所得税法及び日中租税条約の規定では、日本の居住者による中国不動産産の譲渡に付いては日中両国で申告納税を行わなければならないこととされている。これは彼らも充分承知の上だ。無申告・無納税に対しては厳しい罰則が科されることも理解しているだろう。では何故申告納税しないかと言えば、露見する可能性が低いと考えているからではないか。確かに日本の税務当局が補足することが難しいのは事実である。国内不動産であれば売買等による移転登記があれば全て法務局から税務署に情報が届くが、中国不動産になるとそうは行かない。金融機関等を通じて国外へ送金、又は国外から送金等を受領した場合は、金融機関等に対し国外送金等調書の提出を義務付けている。これを基に税務署から「国外送金等に関するお尋ね」が送られ、確定申告の有無や取引の確認、書類提出を求められることがある。此方に付いて補足漏れが起きることは考え難い。
一方中国における個人の外貨管理だが、①個人(中国人公民・外国人とも)は、身分証を提示すれば、年間累計 US$5 万の範囲内で、人民元から外貨に換金できる ②中国人公民の外貨口座内の対外送金は、当日の送金額が US$5 万以内であれば銀行に身分証明書を提示する事で認められる。超過する場合は、用途説明資料の提示が必要となる ③外国人個人の外貨口座内の外貨は、銀行に身分証明書を提示することで対外送金が認められる。人民元から外貨への換金に付いては総量枠制限が無く、個別に銀行手続をした上で外貨換金を行う。外貨口座内の資金の対外送金は、中国公民よりも遥かに規制が緩い(=送金額の制限がない)。従って日本に帰化した中国人であれば正規の手続きを経て売却代金を全て日本に取り寄せることが可能である。
中国側の規制を回避するため、公式の金融システムを通さず非公式な方法で資金移動が行われているとも言われている。例えば中国国内の地下銀行に資金を預け同額を海外の地下銀行から引き出す、或いは香港の金融機関に口座を開設しそれを金融商品に投資するなどの手法があるらしい。こうした非公式手段は事故リスクも高いと思うが、仮にそうした手法で資金が取り寄せられるとすれば税務署が国外財産調書制度で補足することは難しい。
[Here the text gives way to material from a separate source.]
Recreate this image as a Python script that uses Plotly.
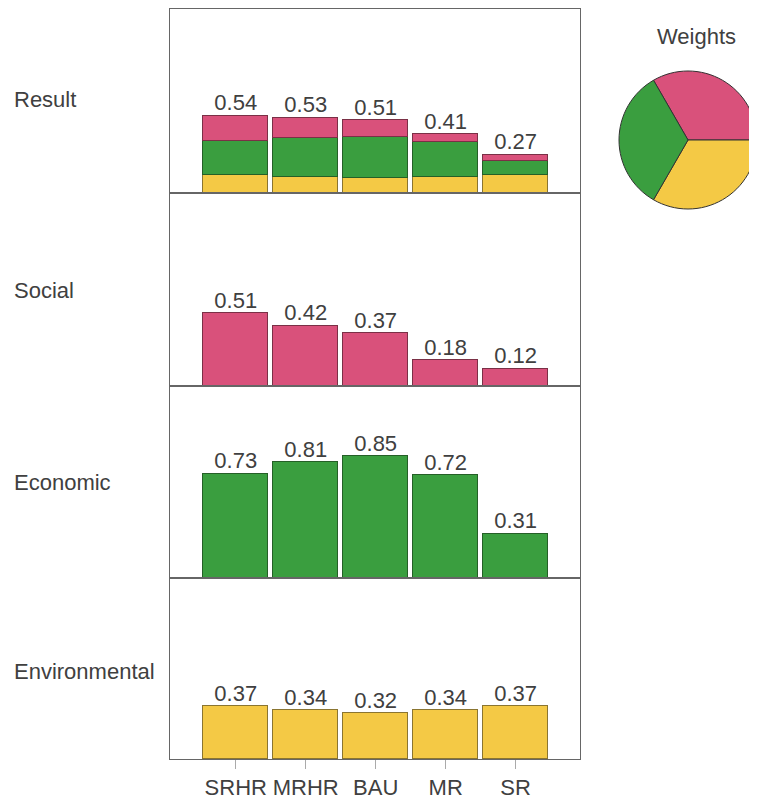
import plotly.graph_objects as go
from plotly.subplots import make_subplots

# Data
scenarios = ["SRHR", "MRHR", "BAU", "MR", "SR"]
social = [0.51, 0.42, 0.37, 0.18, 0.12]
economic = [0.73, 0.81, 0.85, 0.72, 0.31]
environmental = [0.37, 0.34, 0.32, 0.34, 0.37]
result = [0.54, 0.53, 0.51, 0.41, 0.27]
weight_names = ["Social", "Environmental", "Economic"]
weights = [1 / 3, 1 / 3, 1 / 3]
row_names = ["Result", "Social", "Economic", "Environmental"]

w_soc, w_env, w_eco = weights

RED = "#d9517b"
GREEN = "#3a9e3f"
YELLOW = "#f4c945"
RED_LINE = "#7a3046"
GREEN_LINE = "#255f27"
YELLOW_LINE = "#8a7531"
TXT = "#404040"
FONT = "Liberation Sans"

# page has an 8px body margin, so work in reference pixels minus 8
OFF = 8
W, H = 757 - OFF, 800 - OFF


def px(x):
    return (x - OFF) / W


def py(y):
    return 1 - (y - OFF) / H


rows_px = [(9, 193), (193, 386), (386, 578), (578, 759)]
label_y = [99, 291, 483, 671]
px_per_unit = 143.0

fig = make_subplots(rows=4, cols=1, shared_xaxes=True, vertical_spacing=0)

bw = 0.93
# Result (stacked weighted contributions)
for vals, w, col, lc in [
    (environmental, w_env, YELLOW, YELLOW_LINE),
    (economic, w_eco, GREEN, GREEN_LINE),
    (social, w_soc, RED, RED_LINE),
]:
    fig.add_trace(
        go.Bar(
            x=scenarios,
            y=[v * w for v in vals],
            width=bw,
            marker=dict(color=col, line=dict(color=lc, width=1.5)),
            showlegend=False,
            hoverinfo="skip",
        ),
        row=1,
        col=1,
    )
fig.add_trace(
    go.Scatter(
        x=scenarios,
        y=result,
        mode="text",
        text=[f"{v:.2f}" for v in result],
        textposition="top center",
        textfont=dict(family=FONT, size=22, color=TXT),
        showlegend=False,
    ),
    row=1,
    col=1,
)

for r, (vals, col, lc) in enumerate(
    [(social, RED, RED_LINE), (economic, GREEN, GREEN_LINE),
     (environmental, YELLOW, YELLOW_LINE)],
    start=2,
):
    fig.add_trace(
        go.Bar(
            x=scenarios,
            y=vals,
            width=bw,
            marker=dict(color=col, line=dict(color=lc, width=1.5)),
            showlegend=False,
            hoverinfo="skip",
        ),
        row=r,
        col=1,
    )
    fig.add_trace(
        go.Scatter(
            x=scenarios,
            y=vals,
            mode="text",
            text=[f"{v:.2f}" for v in vals],
            textposition="top center",
            textfont=dict(family=FONT, size=22, color=TXT),
            showlegend=False,
        ),
        row=r,
        col=1,
    )

fig.add_trace(
    go.Pie(
        labels=weight_names,
        values=weights,
        sort=False,
        direction="clockwise",
        rotation=-30,
        marker=dict(colors=[RED, YELLOW, GREEN], line=dict(color="#333333", width=1)),
        textinfo="none",
        showlegend=False,
        domain=dict(x=[px(619), 1.0], y=[py(213), py(67)]),
    )
)

fig.update_layout(barmode="stack")

for i, (top, bot) in enumerate(rows_px, start=1):
    fig.update_yaxes(
        domain=[py(bot), py(top)],
        range=[0, (bot - top) / px_per_unit],
        showticklabels=False,
        ticks="",
        showgrid=False,
        zeroline=False,
        showline=True,
        mirror=True,
        linecolor="#666666",
        linewidth=1,
        row=i,
        col=1,
    )
    fig.update_xaxes(
        domain=[px(170), px(580)],
        range=[-0.94, 4.92],
        showgrid=False,
        zeroline=False,
        showline=True,
        mirror=True,
        linecolor="#666666",
        linewidth=1,
        showticklabels=(i == 4),
        ticks="outside" if i == 4 else "",
        ticklen=9,
        tickcolor="#aaaaaa",
        tickfont=dict(family=FONT, size=22, color=TXT),
        row=i,
        col=1,
    )
    fig.add_annotation(
        text=row_names[i - 1],
        x=px(12),
        y=py(label_y[i - 1]),
        xref="paper",
        yref="paper",
        xanchor="left",
        yanchor="middle",
        showarrow=False,
        font=dict(family=FONT, size=22, color=TXT),
    )

fig.add_annotation(
    text="Weights",
    x=px(696),
    y=py(36),
    xref="paper",
    yref="paper",
    xanchor="center",
    yanchor="middle",
    showarrow=False,
    font=dict(family=FONT, size=22, color=TXT),
)

fig.update_layout(
    width=W,
    height=H,
    margin=dict(l=0, r=0, t=0, b=0),
    paper_bgcolor="white",
    plot_bgcolor="white",
    bargap=0,
)

fig.write_html("out.html")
こうした実態がある以上は、意図的な課税逃れを行った永住者に対する永住権取消し措置は当面止むを得ないのではないか。
中国では所有期間5年以上・唯一住房・面積制限を満たせば、個人所得税及び土地増値税が免除にされるのに、何故日本で税金を払わねばならないのかとの不満を屡々耳にする。然しながらこれは些か的外れな主張である。日本の不動産譲渡所得課税は国際的に見ても中立的な税制で、米国のそれと比べても税負担が少ない。寧ろ中国のそれは土地所有制度の相違もあろうが国際的に珍しいと云わざるを得ない。日本の居住者が所有する米国不動産に関してこの種の課税逃れの話は殆ど聞かない。米国では非居住者の売却代金に対して高率の源泉徴収が行われ、非居住者は過大徴収された源泉税の還付を受けるために確定申告を行うからである。加えて日米間の二重課税については日本で外国税額控除の適用申請をすれば排除されることも理由の一つと考えられる。
税理士としては、中国不動産の譲渡に係る日本での税務申告を意図的に回避し僅かな金を出し惜しんで、生活の基盤である永住権を失うリスクを踏むのは本末転倒ではないかと思う。
(注)非永住者の通り扱いについて
日本の居住者であっても非永住者に付いては、国内払い又は国内に送金されたもの以外の国外源泉所得には所得税が課されない。非永住者とは、居住者のうち日本国籍を有さず、かつ過去10年以内において日本に住所または居所を有していた期間の合計が5年以下の個人を言う。